When C was old enough to voice his opinion, he let me know that as long as I hadn't finished, he would rather have a quilt with "sparkly stars" on it. I began anew with some standard star blocks, and the project evolved from The Baby Quilt to The Star Quilt.
A couple years after that, I saw a star pattern that truly looked like it was sparkling, so ditched the old blocks to start over once again. With great optimism, I even purchased some fabric that was printed with "2000" because, I told C, that was the year by which he'd certainly have the finished quilt. We began calling it The Millennium Quilt.
Fast forward 11 years. Where does the time go? Well, I had another baby; we joined our local homeschooling community in earnest; and my quilting friends with whom I had been meeting monthly either moved away or had life changes that made it harder to get together. Or maybe the life changes were mine. I don't think there was any one reason in particular, but the Baby-Star-Millennium Quilt somehow took a backseat to other things for a long, long while.
However, I've been working on these blocks many afternoons in a row now, and this morning I woke feeling sure I would finish.
Except that the iron would no longer heat up.
From my fabric shelf, I pulled down a vintage Singer electric iron I'd found at a thrift store a few years ago. It's a tiny little thing, but heavy. A whopping 250 watts. Notice it not only has no fabric settings, it doesn't even have an on/off switch. Plug it in, and it starts to heat up.
|Singer iron "Model T"|
But sense memory came through again: as soon as I smelled that burnt-marshmallow scent, I remembered that Mom had always kept a folded, dampened cloth by her ironing. It both cooled the iron down and protected the piece from direct heat.
In this way, I was able to piece the last few stars.
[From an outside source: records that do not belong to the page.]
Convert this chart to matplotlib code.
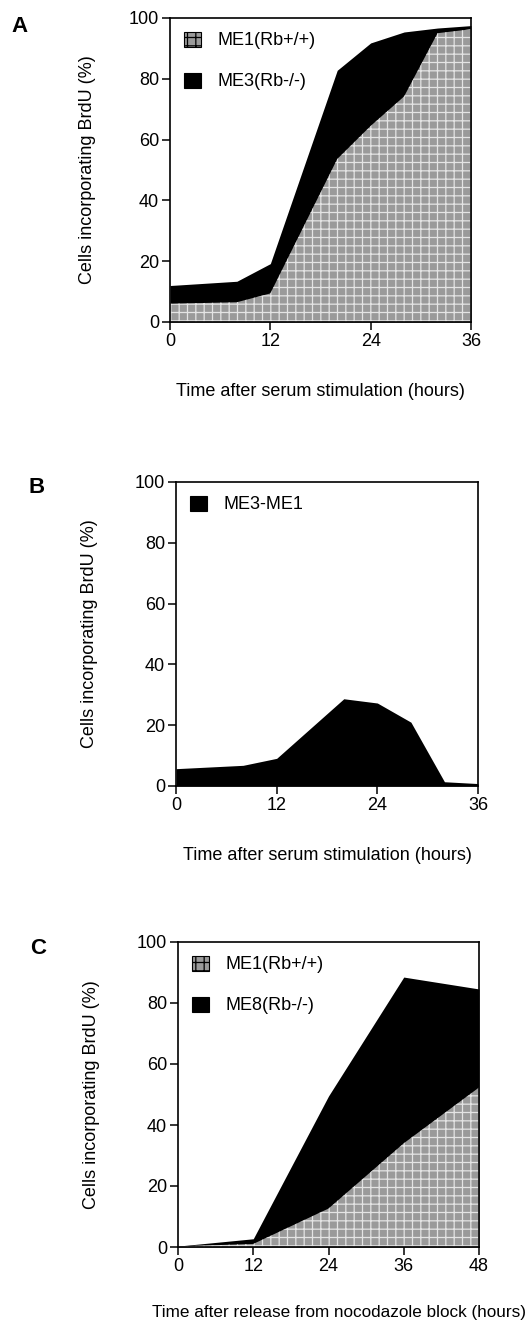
import matplotlib
matplotlib.use('Agg')
import matplotlib.pyplot as plt
from matplotlib.patches import Patch

plt.rcParams['font.family'] = ['Liberation Sans', 'DejaVu Sans']
plt.rcParams['hatch.color'] = '#e4e4e4'
plt.rcParams['hatch.linewidth'] = 0.9

# panel A / B: serum stimulation time course
hours_serum = [0, 8, 12, 20, 24, 28, 32, 36]
me1_serum = [6.0, 6.5, 9.4, 53.6, 64.5, 74.2, 95.0, 96.3]
me3_serum = [12.0, 13.4, 19.2, 82.8, 91.8, 95.4, 96.7, 97.5]
diff_serum = [5.7, 6.8, 9.1, 28.7, 27.3, 21.0, 1.4, 0.8]

# panel C: release from nocodazole block
hours_noc = [0, 12, 24, 36, 48]
me1_noc = [0.2, 1.0, 12.6, 34.0, 52.3]
me8_noc = [0.3, 2.7, 49.5, 88.5, 84.6]

GREY = '#9a9a9a'
HATCH = '++'
FS = 13

fig = plt.figure(figsize=(5.29, 13.33), dpi=100)
W, H = 529, 1333


def add_axes(left, top, right, bottom):
    return fig.add_axes([left / W, 1 - bottom / H, (right - left) / W, (bottom - top) / H])


def style(ax, xmax, xstep, ylab_x):
    ax.set_xlim(0, xmax)
    ax.set_ylim(0, 100)
    ax.set_xticks(range(0, xmax + 1, xstep))
    ax.set_yticks(range(0, 101, 20))
    ax.tick_params(direction='out', length=6, width=1.1, labelsize=FS, pad=2,
                   top=False, right=False)
    for s in ax.spines.values():
        s.set_linewidth(1.2)
    ax.set_ylabel('Cells incorporating BrdU (%)', fontsize=FS)
    ax.yaxis.set_label_coords(ylab_x, 0.5)


def grey_patch():
    return Patch(facecolor=GREY, hatch=HATCH, edgecolor='black', linewidth=0.8)


def black_patch():
    return Patch(facecolor='black', edgecolor='black', linewidth=0.8)


leg_kw = dict(loc='upper left', bbox_to_anchor=(0.0, 1.0), frameon=False, fontsize=FS,
              handlelength=0.95, handleheight=0.9, labelspacing=1.3,
              handletextpad=0.95, borderaxespad=0.0, borderpad=0.75)

# ---- A ----
axA = add_axes(170, 18, 471, 322)
axA.fill_between(hours_serum, 0, me3_serum, color='black', linewidth=0)
axA.fill_between(hours_serum, 0, me1_serum, facecolor=GREY, hatch=HATCH, linewidth=0)
style(axA, 36, 12, -0.245)
axA.legend([grey_patch(), black_patch()], ['ME1(Rb+/+)', 'ME3(Rb-/-)'], **leg_kw)
axA.text(0.5, -0.230, 'Time after serum stimulation (hours)', transform=axA.transAxes,
         ha='center', va='center', fontsize=FS)
fig.text(20 / W, 1 - 26 / H, 'A', fontsize=16, fontweight='bold', ha='center', va='center')

# ---- B ----
axB = add_axes(176, 482, 478, 786)
axB.fill_between(hours_serum, 0, diff_serum, color='black', linewidth=0)
style(axB, 36, 12, -0.258)
axB.legend([black_patch()], ['ME3-ME1'], **leg_kw)
axB.text(0.5, -0.230, 'Time after serum stimulation (hours)', transform=axB.transAxes,
         ha='center', va='center', fontsize=FS)
fig.text(37 / W, 1 - 487 / H, 'B', fontsize=16, fontweight='bold', ha='center', va='center')

# ---- C ----
axC = add_axes(178, 942, 479, 1247)
axC.fill_between(hours_noc, 0, me8_noc, color='black', linewidth=0)
axC.fill_between(hours_noc, 0, me1_noc, facecolor=GREY, hatch=HATCH, linewidth=0)
style(axC, 48, 12, -0.258)
axC.legend([grey_patch(), black_patch()], ['ME1(Rb+/+)', 'ME8(Rb-/-)'], **leg_kw)
fig.text(526 / W, 1 - 1312 / H, 'Time after release from nocodazole block (hours)',
         ha='right', va='center', fontsize=12.3)
fig.text(38 / W, 1 - 948 / H, 'C', fontsize=16, fontweight='bold', ha='center', va='center')

fig.savefig('out.png', dpi=100)
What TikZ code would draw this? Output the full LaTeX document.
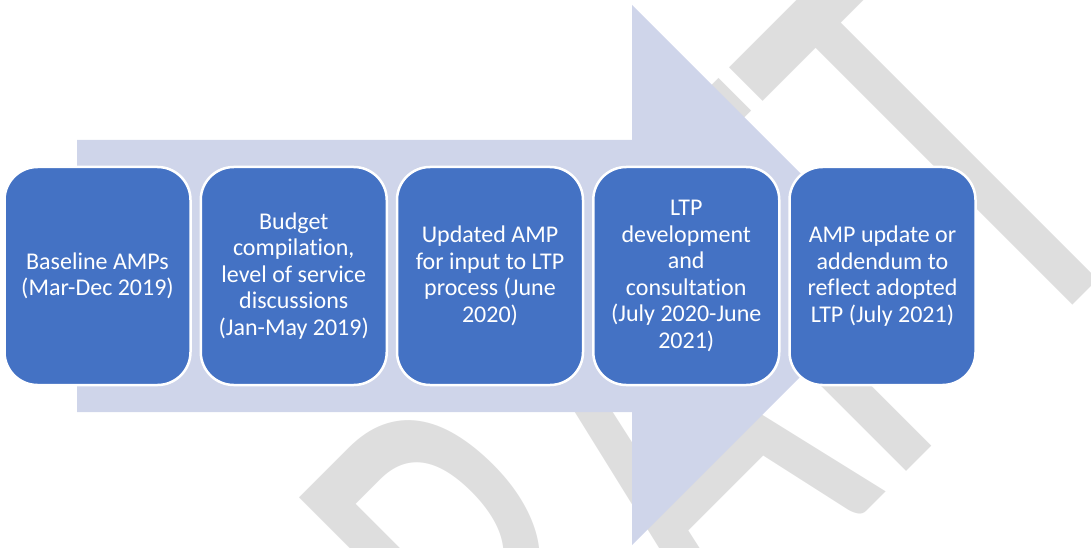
\documentclass[tikz,border=0pt]{standalone}
\usepackage{fontspec}
\setmainfont{Carlito}[Ligatures=NoCommon]
\usetikzlibrary{positioning}
\definecolor{stageblue}{HTML}{4472C4}
\definecolor{arrowgrey}{HTML}{CFD5EA}
\definecolor{markgrey}{HTML}{DEDEDE}
\begin{document}
\begin{tikzpicture}[x=1pt, y=1pt, node distance=196.25pt,
    stage/.style={rectangle, rounded corners=33pt, fill=stageblue, draw=white, line width=2.5pt, minimum width=186pt, minimum height=218pt, inner sep=0pt, text=white, align=center, font=\fontsize{24}{26.5}\selectfont}]
  \useasboundingbox (0,0) rectangle (1091,547);
  \clip (0,0) rectangle (1091,547);

  \node[text=markgrey, inner sep=0pt, anchor=base, rotate=45, yscale=1.6, font=\fontsize{400}{400}\selectfont] (draft) at (775.3,-55.7) {DRAFT};

  \fill[arrowgrey] (77,135) -- (632,135) -- (632,2) -- (902,272) -- (632,542) -- (632,407) -- (77,407) -- cycle;

  \node[stage] (1) at (97.5,271) {Baseline AMPs\\(Mar-Dec 2019)};
  \node[stage] (2) [right of=1] {Budget\\compilation,\\level of service\\discussions\\(Jan-May 2019)};
  \node[stage] (3) [right of=2] {Updated AMP\\for input to LTP\\process (June\\2020)};
  \node[stage] (4) [right of=3] {LTP\\development\\and\\consultation\\(July 2020-June\\2021)};
  \node[stage] (5) [right of=4] {AMP update or\\addendum to\\reflect adopted\\LTP (July 2021)};
\end{tikzpicture}
\end{document}
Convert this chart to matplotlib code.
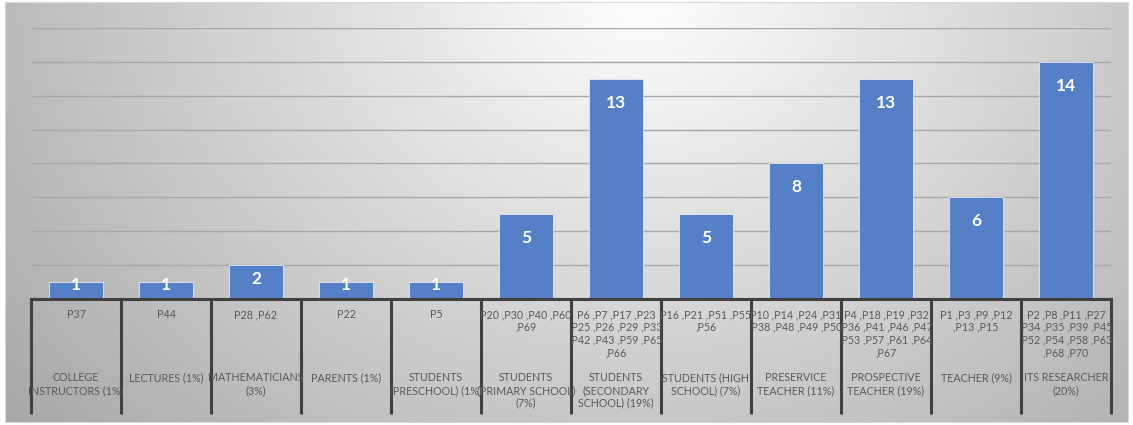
import numpy as np
import matplotlib
matplotlib.use("Agg")
import matplotlib.pyplot as plt
from matplotlib.transforms import blended_transform_factory

plt.rcParams['font.family'] = ['Lato', 'DejaVu Sans']

# participants per group
groups = ["COLLEGE\nINSTRUCTORS (1%)", "LECTURES (1%)", "MATHEMATICIANS\n(3%)",
          "PARENTS (1%)", "STUDENTS\n(PRESCHOOL) (1%)", "STUDENTS\n(PRIMARY SCHOOL)\n(7%)",
          "STUDENTS\n(SECONDARY\nSCHOOL) (19%)", "STUDENTS (HIGH\nSCHOOL) (7%)",
          "PRESERVICE\nTEACHER (11%)", "PROSPECTIVE\nTEACHER (19%)", "TEACHER (9%)",
          "ITS RESEARCHER\n(20%)"]
ids = ["P37", "P44", "P28 ,P62", "P22", "P5",
       "P20 ,P30 ,P40 ,P60\n,P69",
       "P6 ,P7 ,P17 ,P23\n,P25 ,P26 ,P29 ,P33\n,P42 ,P43 ,P59 ,P65\n,P66",
       "P16 ,P21 ,P51 ,P55\n,P56",
       "P10 ,P14 ,P24 ,P31\n,P38 ,P48 ,P49 ,P50",
       "P4 ,P18 ,P19 ,P32\n,P36 ,P41 ,P46 ,P47\n,P53 ,P57 ,P61 ,P64\n,P67",
       "P1 ,P3 ,P9 ,P12\n,P13 ,P15",
       "P2 ,P8 ,P11 ,P27\n,P34 ,P35 ,P39 ,P45\n,P52 ,P54 ,P58 ,P63\n,P68 ,P70"]
counts = [1, 1, 2, 1, 1, 5, 13, 5, 8, 13, 6, 14]

W, H = 1133, 425
fig = plt.figure(figsize=(W / 100, H / 100), dpi=100)

# radial grey background of the chart area
bg = fig.add_axes([0, 0, 1, 1])
xx, yy = np.meshgrid(np.arange(W), np.arange(H))
d = np.hypot(xx - 640, (yy + 10) * 1.2) / 650
shade = np.clip(255 - 70 * np.clip(d, 0, 1.25), 0, 255) / 255
img = np.dstack([shade, shade, shade])
img[:, :5] = 1
img[:, 1129:] = 1
img[:2] = 1
img[423:] = 1
bg.imshow(img, extent=(0, W, H, 0), aspect='auto', interpolation='nearest', zorder=0)
bg.plot([5, 1128, 1128, 5, 5], [2, 2, 422, 422, 2], color='#d9d9d9', lw=0.8)
bg.set_xlim(0, W)
bg.set_ylim(H, 0)
bg.axis('off')

x0, x1, ybase, ytop = 31, 1111, 299, 28
ax = fig.add_axes([x0 / W, 1 - ybase / H, (x1 - x0) / W, (ybase - ytop) / H])
ax.patch.set_alpha(0)
x = np.arange(len(counts))
ax.set_xlim(-0.5, len(counts) - 0.5)
ax.set_ylim(0, 16)
ax.set_yticks(np.arange(2, 17, 2))
ax.yaxis.grid(True, color='#a8a8a8', lw=1.0)
ax.set_axisbelow(True)
ax.tick_params(left=False, bottom=False, labelleft=False, labelbottom=False)
for s in ['top', 'right', 'left']:
    ax.spines[s].set_visible(False)
ax.spines['bottom'].set_color('#404040')
ax.spines['bottom'].set_linewidth(2.2)

bars = ax.bar(x, counts, width=0.59, color='#5580c8', edgecolor='#e2eaf6',
              linewidth=0.6, zorder=2)

for xi, v in zip(x, counts):
    yc = v - min(1.4, 0.2 + 0.6 * (v - 1))
    ax.text(xi, yc, str(v), color='white', fontsize=12.5, fontweight='bold',
            ha='center', va='center', zorder=3)

# two-level category axis below the bars
px = (ybase - ytop)
tr = blended_transform_factory(ax.transData, ax.transAxes)
for i in range(len(counts) + 1):
    ax.plot([i - 0.5, i - 0.5], [0, -(414 - ybase) / px], transform=tr,
            color='#404040', lw=2.2, clip_on=False, solid_capstyle='butt')
for xi, lab, name in zip(x, ids, groups):
    ax.text(xi, -(309 - ybase) / px, lab, transform=tr, ha='center', va='top',
            fontsize=7.7, color='#595959', linespacing=1.2)
    ax.text(xi, -(372 - ybase) / px, name, transform=tr, ha='center', va='top',
            fontsize=7.7, color='#595959', linespacing=1.2)

fig.savefig('out.png', dpi=100)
There are 48 total in this quilt, but I ended up with 15 extra blocks. As I went along, I could see that some of them just weren't going to make the cut. I love the celestial pattern in this background, but finally had to acknowledge that the fabric was too thin and flimsy:
And this background looks distractingly pale next to the other blocks:
These just came out ugly and misshapen:
And in some cases, I simply pieced too many of one shade:
I'll use the rejected blocks for other projects but meanwhile, here are the blocks that made it into the quilt. Arranging them was a little like doing a sudoku puzzle. No adjacent background fabrics could be the same.
After getting the fabrics lined up, I turned some of them around to give the quilt more twinkle. I hope these are the sparkly stars C had in his head when he was a little guy.
Next stage: putting the blocks together.
I'll be using the new iron I got as soon as I had time today. The little Singer can go back to its place on the shelf.